Woody Strode was an extraordinary African American film actor whose career spanned seven decades, from the 1930s through the 1990s. Dr. Frank Dobson, the Director of Vanderbilt University’s Bishop Johnson Black Cultural Center, examines the film career of this underappreciated actor by screening examples of his mid-career films during February as part of the school’s International lens film series. Two of his films will be screened free at Vanderbilt’s Sarratt Cinema on consecutive Wednesdays, Feb. 5 and 12 at 7:30 pm.
Woodrow Wilson Woolwine Strode, born July 25, 1914 in Los Angeles, California, was a top-notch decathlete and a football star at UCLA. Strode played college football for the UCLA Bruins, the most integrated collegiate team in the nation in 1939, which included future NFL running back Kenny Washington and future Baseball Hall of Fame inductee Jackie Robinson. Strode was inducted into the UCLA Athletic Hall of Fame in 1992. Strode’s first film role was as Man in Saloon in Stagecoach in 1939, followed by three more brief roles in the 1940s.
Strode was one of the first four Blacks who integrated professional football in 1946. The others were Bill Willis and Marion Motley of the Cleveland Browns (All America Football Conference [AAFC]), and fellow NFL Los Angeles Ram Kenny Washington. The character ‘Woody’ in the Toy Story films franchise is named after Strode.
Pork Chop Hill (1959) will be screened on Wednesday, February 12. Directed by Lewis Milestone, it is a Korean War war film based upon the book by military historian Brigadier General S. L. A. Marshall, an eyewitness, depicting the bitterly fierce first Battle of Pork Chop Hill between the U.S. Army’s 7th Infantry Division and Chinese and Korean Communist forces at the end of the Korean War in April of 1953. The film runs 98 minutes.
Strode became part of Hollywood lore after meeting legendary director John Ford and becoming a part of the Ford ‘family,’ appearing in four of Ford’s motion pictures. Strode also played the powerful gladiator who does battle with Kirk Douglas in Stanley Kubrick’s Spartacus (1960). Reportedly, Woody’s favorite film from his career was Ford’s Sergeant Rutledge (1960), which will be screened on Feb. 5. Sergeant Rutledge was the first big budget Western to feature a Black hero, and it was a military courtroom drama. The film runs 111 minutes.

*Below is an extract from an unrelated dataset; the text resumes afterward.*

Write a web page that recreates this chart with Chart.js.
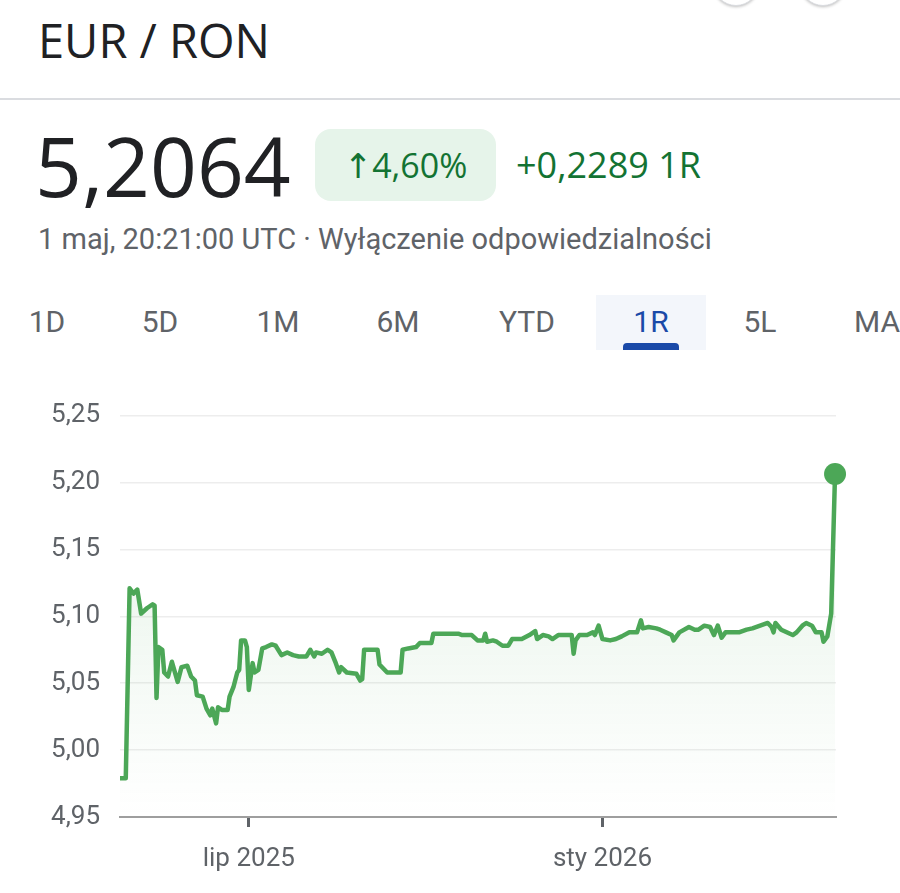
<!DOCTYPE html>
<html>
<head>
<meta charset="utf-8">
<script src="https://cdn.jsdelivr.net/npm/chart.js@4.4.1/dist/chart.umd.min.js"></script>
<style>
  body { margin: 0; width: 900px; height: 893px; overflow: hidden; background: #fff; position: relative; font-family: Roboto, sans-serif; }
  .abs { position: absolute; white-space: nowrap; }
  .btn { position: absolute; top: -40px; width: 44px; height: 44px; border-radius: 50%; border: 1px solid #dadce0; box-shadow: 0 1px 3px rgba(0,0,0,0.25); background: #fff; }
  #title { left: 38px; top: 17px; font-family: "Open Sans", sans-serif; font-size: 47px; line-height: 1; color: #202124; }
  #sep { left: 0; top: 98px; width: 900px; height: 2px; background: #dadce0; }
  #price { left: 35px; top: 124px; font-family: "Open Sans", sans-serif; font-size: 82px; line-height: 1; color: #202124; }
  #badge { left: 315px; top: 129px; width: 181px; height: 72px; border-radius: 16px; background: #e6f4ea; color: #137333;
           font-family: "Open Sans", "DejaVu Sans", sans-serif; font-size: 34px; line-height: 72px; text-align: center; }
  #change { left: 516px; top: 145px; font-family: "Open Sans", sans-serif; font-size: 36px; line-height: 40px; color: #137333; }
  #sub { left: 38px; top: 223px; font-size: 29px; line-height: 32px; color: #5f6368; }
  #tabsel { left: 596px; top: 295px; width: 110px; height: 55px; background: #f3f6fb; }
  #tabline { left: 623px; top: 343px; width: 56px; height: 7px; border-radius: 4px 4px 0 0; background: #1a4aa8; }
  .tab { top: 305px; font-size: 30px; line-height: 34px; color: #5f6368; transform: translateX(-50%); }
  #chartBox { position: absolute; left: 0; top: 380px; width: 900px; height: 513px; }
</style>
</head>
<body>
<div class="btn" style="left:713px"></div>
<div class="btn" style="left:800px"></div>
<div id="title" class="abs">EUR / RON</div>
<div id="sep" class="abs"></div>
<div id="price" class="abs">5,2064</div>
<div id="badge" class="abs">↑4,60%</div>
<div id="change" class="abs">+0,2289 1R</div>
<div id="sub" class="abs">1 maj, 20:21:00 UTC · Wyłączenie odpowiedzialności</div>
<div id="tabsel" class="abs"></div>
<div id="tabline" class="abs"></div>
<div class="abs tab" style="left:47px">1D</div>
<div class="abs tab" style="left:160px">5D</div>
<div class="abs tab" style="left:278px">1M</div>
<div class="abs tab" style="left:398px">6M</div>
<div class="abs tab" style="left:527px">YTD</div>
<div class="abs tab" style="left:651px;color:#1a4aa8">1R</div>
<div class="abs tab" style="left:760px">5L</div>
<div class="abs tab" style="left:877px">MA</div>
<div id="chartBox"><canvas id="rateChart" width="900" height="513"></canvas></div>

<script>
// days since 24 Apr 2025
var dayOffsets = [1, 4, 6, 8, 10, 12, 15, 18, 19, 20, 21, 23, 24, 26, 28, 31, 33, 36, 38, 40,
  41, 44, 46, 48, 49, 51, 52, 54, 57, 58, 60, 62, 63, 64, 66, 67, 68, 70, 71, 73,
  75, 77, 80, 82, 85, 88, 91, 94, 98, 100, 102, 103, 106, 109, 111, 113, 115, 116, 119, 124,
  126, 127, 128, 135, 136, 140, 147, 148, 151, 155, 157, 163, 164, 177, 179, 184, 187, 190, 191, 192,
  195, 197, 200, 203, 205, 210, 214, 217, 218, 221, 224, 226, 229, 233, 236, 237, 238, 240, 244, 247,
  248, 250, 252, 256, 259, 262, 266, 270, 272, 273, 276, 280, 282, 285, 288, 289, 292, 297, 300, 302,
  305, 308, 310, 312, 314, 316, 320, 323, 327, 330, 334, 338, 340, 341, 342, 345, 351, 353, 356, 358,
  361, 363, 366, 367, 369, 371, 373];

var rates = [4.979, 4.979, 5.121, 5.117, 5.120, 5.102, 5.106, 5.109, 5.108, 5.039, 5.077, 5.075, 5.058, 5.055, 5.066, 5.051, 5.062, 5.063, 5.055, 5.052,
  5.041, 5.040, 5.031, 5.026, 5.031, 5.020, 5.032, 5.030, 5.030, 5.040, 5.047, 5.058, 5.060, 5.082, 5.082, 5.077, 5.045, 5.065, 5.058, 5.060,
  5.076, 5.077, 5.079, 5.078, 5.071, 5.073, 5.071, 5.070, 5.070, 5.075, 5.070, 5.073, 5.072, 5.075, 5.073, 5.066, 5.058, 5.062, 5.058, 5.057,
  5.052, 5.053, 5.075, 5.075, 5.064, 5.058, 5.058, 5.075, 5.076, 5.077, 5.080, 5.080, 5.087, 5.087, 5.086, 5.086, 5.082, 5.082, 5.087, 5.081,
  5.082, 5.081, 5.078, 5.078, 5.083, 5.083, 5.086, 5.089, 5.083, 5.086, 5.085, 5.083, 5.086, 5.086, 5.086, 5.072, 5.082, 5.086, 5.086, 5.088,
  5.086, 5.093, 5.083, 5.082, 5.083, 5.085, 5.088, 5.088, 5.097, 5.091, 5.092, 5.091, 5.090, 5.088, 5.086, 5.082, 5.088, 5.092, 5.090, 5.090,
  5.093, 5.092, 5.086, 5.093, 5.084, 5.088, 5.088, 5.088, 5.090, 5.091, 5.093, 5.095, 5.092, 5.088, 5.095, 5.090, 5.086, 5.088, 5.093, 5.095,
  5.093, 5.088, 5.088, 5.081, 5.085, 5.102, 5.2064];

var tickDays = [68, 252];
var tickLabels = ['lip 2025', 'sty 2026'];

var lineGreen = '#4ca757';

var ctx = document.getElementById('rateChart').getContext('2d');
var points = dayOffsets.map(function (d, i) { return { x: d, y: rates[i] }; });
var lastIndex = points.length - 1;

new Chart(ctx, {
  type: 'line',
  data: {
    datasets: [{
      data: points,
      borderColor: lineGreen,
      borderWidth: 4.5,
      borderJoinStyle: 'round',
      tension: 0,
      fill: 'start',
      clip: false,
      backgroundColor: function (c) {
        var area = c.chart.chartArea;
        if (!area) return 'rgba(76,167,87,0.08)';
        var g = c.chart.ctx.createLinearGradient(0, area.top, 0, area.bottom);
        g.addColorStop(0, 'rgba(76,167,87,0.16)');
        g.addColorStop(1, 'rgba(76,167,87,0)');
        return g;
      },
      pointRadius: function (c) { return c.dataIndex === lastIndex ? 11 : 0; },
      pointBackgroundColor: lineGreen,
      pointBorderWidth: 0,
      pointHoverRadius: 0
    }]
  },
  options: {
    responsive: false,
    animation: false,
    layout: { padding: { top: 35, right: 64, left: 0, bottom: 0 } },
    plugins: { legend: { display: false }, tooltip: { enabled: false } },
    scales: {
      x: {
        type: 'linear',
        min: 1,
        max: 373.5,
        afterBuildTicks: function (scale) {
          scale.ticks = tickDays.map(function (v) { return { value: v }; });
        },
        afterFit: function (scale) { scale.height = 76; },
        grid: { drawOnChartArea: false, drawTicks: true, tickLength: 10, tickWidth: 3, tickColor: '#5f6368' },
        border: { display: true, color: '#9e9e9e', width: 2 },
        ticks: {
          autoSkip: false,
          maxRotation: 0,
          padding: 17,
          color: '#5f6368',
          font: { family: 'Roboto', size: 26 },
          callback: function (v) {
            var i = tickDays.indexOf(v);
            return i >= 0 ? tickLabels[i] : '';
          }
        }
      },
      y: {
        min: 4.95,
        max: 5.25,
        afterFit: function (scale) { scale.width = 120; },
        grid: { color: '#ededed', lineWidth: 1.5, drawTicks: false },
        border: { display: false },
        ticks: {
          stepSize: 0.05,
          padding: 20,
          color: '#5f6368',
          font: { family: 'Roboto', size: 26 },
          callback: function (v) { return v.toFixed(2).replace('.', ','); }
        }
      }
    }
  }
});
</script>
</body>
</html>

International Lens film series is presented by the Dean of Students office and coordinated by Arts & Campus Events and International Student & Scholar Services in collaboration with Vanderbilt University academic departments, centers, and programs. Sarratt Cinema is located on the 1st floor of the Sarratt Student Center. Parking for International Lens screenings in Sarratt Cinema is available at no charge in Zone 2 Lot 2 on West End Avenue. Avoid parking in spaces that are reserved. If the lot is full, there is no charge after 6 pm for parking at meters along West End. All other meters on campus are enforced 24/7.